* **Task directions**
Starting at the top of the listing, extract every line up to and including the one with "from matplotlib.colors import". Pictures stay out of the copy.
+--
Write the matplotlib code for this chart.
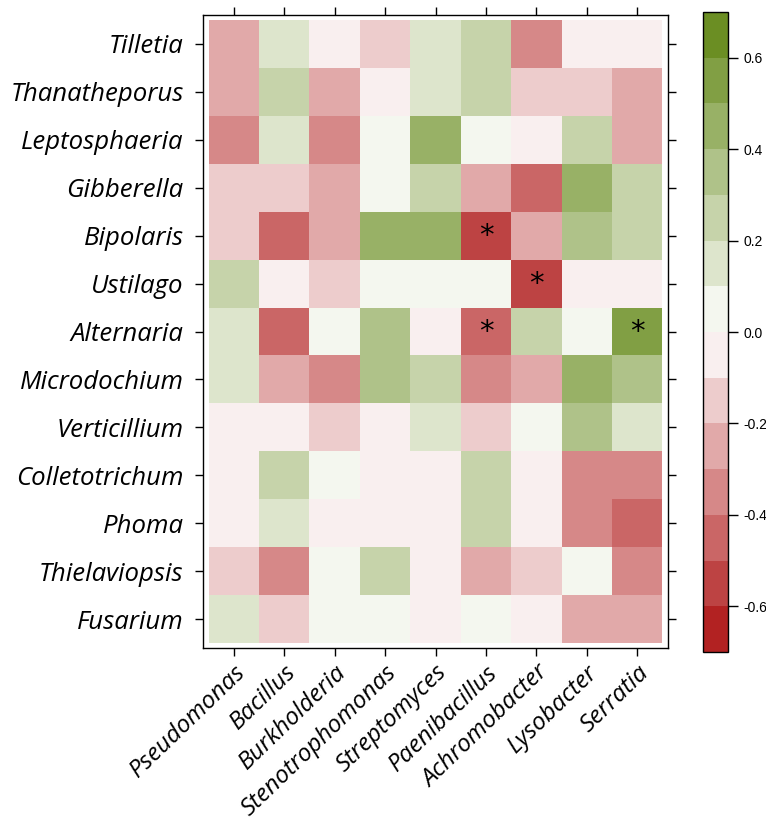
import matplotlib
matplotlib.use("Agg")
import matplotlib.pyplot as plt
import numpy as np
from matplotlib.colors import LinearSegmentedColormap, ListedColormap, BoundaryNorm

# bactérias (colunas) e fungos (linhas, de cima para baixo)
bacterias = ["Pseudomonas", "Bacillus", "Burkholderia", "Stenotrophomonas", "Streptomyces",
             "Paenibacillus", "Achromobacter", "Lysobacter", "Serratia"]
fungos = ["Tilletia", "Thanatheporus", "Leptosphaeria", "Gibberella", "Bipolaris", "Ustilago",
          "Alternaria", "Microdochium", "Verticillium", "Colletotrichum", "Phoma",
          "Thielaviopsis", "Fusarium"]

# correlações (uma linha por fungo)
tilletia       = [-0.25,  0.15, -0.05, -0.15,  0.15,  0.25, -0.35, -0.05, -0.05]
thanatheporus  = [-0.25,  0.25, -0.25, -0.05,  0.15,  0.25, -0.15, -0.15, -0.25]
leptosphaeria  = [-0.35,  0.15, -0.35,  0.05,  0.45,  0.05, -0.05,  0.25, -0.25]
gibberella     = [-0.15, -0.15, -0.25,  0.05,  0.25, -0.25, -0.45,  0.45,  0.25]
bipolaris      = [-0.15, -0.45, -0.25,  0.45,  0.45, -0.55, -0.25,  0.35,  0.25]
ustilago       = [ 0.25, -0.05, -0.15,  0.05,  0.05,  0.05, -0.55, -0.05, -0.05]
alternaria     = [ 0.15, -0.45,  0.05,  0.35, -0.05, -0.45,  0.25,  0.05,  0.55]
microdochium   = [ 0.15, -0.25, -0.35,  0.35,  0.25, -0.35, -0.25,  0.45,  0.35]
verticillium   = [-0.05, -0.05, -0.15, -0.05,  0.15, -0.15,  0.05,  0.35,  0.15]
colletotrichum = [-0.05,  0.25,  0.05, -0.05, -0.05,  0.25, -0.05, -0.35, -0.35]
phoma          = [-0.05,  0.15, -0.05, -0.05, -0.05,  0.25, -0.05, -0.35, -0.45]
thielaviopsis  = [-0.15, -0.35,  0.05,  0.25, -0.05, -0.25, -0.15,  0.05, -0.35]
fusarium       = [ 0.15, -0.15,  0.05,  0.05, -0.05,  0.05, -0.05, -0.25, -0.25]

# células significativas (fungo, bactéria)
significativos = [("Bipolaris", "Paenibacillus"), ("Ustilago", "Achromobacter"),
                  ("Alternaria", "Paenibacillus"), ("Alternaria", "Serratia")]

valores = np.array([tilletia, thanatheporus, leptosphaeria, gibberella, bipolaris, ustilago,
                    alternaria, microdochium, verticillium, colletotrichum, phoma,
                    thielaviopsis, fusarium])

# paleta discreta vermelho -> branco -> verde (14 níveis)
limites = np.round(np.arange(-0.7, 0.71, 0.1), 2)
rampa = LinearSegmentedColormap.from_list("rampa", ["firebrick", "white", "olivedrab"])
cmap = ListedColormap([rampa(t) for t in np.linspace(0, 1, len(limites) - 1)])
norm = BoundaryNorm(limites, cmap.N)

fig = plt.figure(figsize=(7.66, 8.25), dpi=100)
ax = fig.add_axes([203 / 766, 177 / 825, 465 / 766, 633 / 825])
cax = fig.add_axes([703 / 766, 173 / 825, 25 / 766, 640 / 825])

n_lin, n_col = valores.shape
# linha 0 (Tilletia) fica no topo
x_bordas = np.arange(n_col + 1) - 0.5
y_bordas = np.arange(n_lin + 1) - 0.5
malha = ax.pcolormesh(x_bordas, y_bordas, valores[::-1], cmap=cmap, norm=norm)

for fungo, bacteria in significativos:
    i = n_lin - 1 - fungos.index(fungo)
    j = bacterias.index(bacteria)
    ax.text(j, i, "*", ha="center", va="center", fontsize=21, color="black")

ax.set_xlim(-0.61, n_col - 0.39)
ax.set_ylim(-0.6, n_lin - 0.4)
ax.set_xticks(range(n_col))
ax.set_yticks(range(n_lin))
ax.set_xticklabels(bacterias, rotation=44, ha="right", rotation_mode="anchor",
                   fontsize=17.5, style="italic", family="Open Sans")
ax.set_yticklabels(fungos[::-1], fontsize=18.5, style="italic", family="Open Sans")
ax.tick_params(axis="both", direction="out", length=6, width=1, top=True, right=True,
               labeltop=False, labelright=False)
ax.tick_params(axis="y", pad=8)
ax.tick_params(axis="x", pad=3)
for lado in ax.spines.values():
    lado.set_linewidth(1)

cb = fig.colorbar(malha, cax=cax, ticks=[-0.6, -0.4, -0.2, 0.0, 0.2, 0.4, 0.6])
cb.ax.minorticks_off()
cb.ax.set_yticklabels(["-0.6", "-0.4", "-0.2", "0.0", "0.2", "0.4", "0.6"],
                      fontsize=10, family="Liberation Sans")
cb.ax.tick_params(direction="out", length=7, width=1, pad=4)
cb.outline.set_linewidth(1)

fig.savefig("out.png", dpi=100)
+--
* **Full response**
Write the matplotlib code for this chart.
import matplotlib
matplotlib.use("Agg")
import matplotlib.pyplot as plt
import numpy as np
from matplotlib.colors import LinearSegmentedColormap, ListedColormap, BoundaryNorm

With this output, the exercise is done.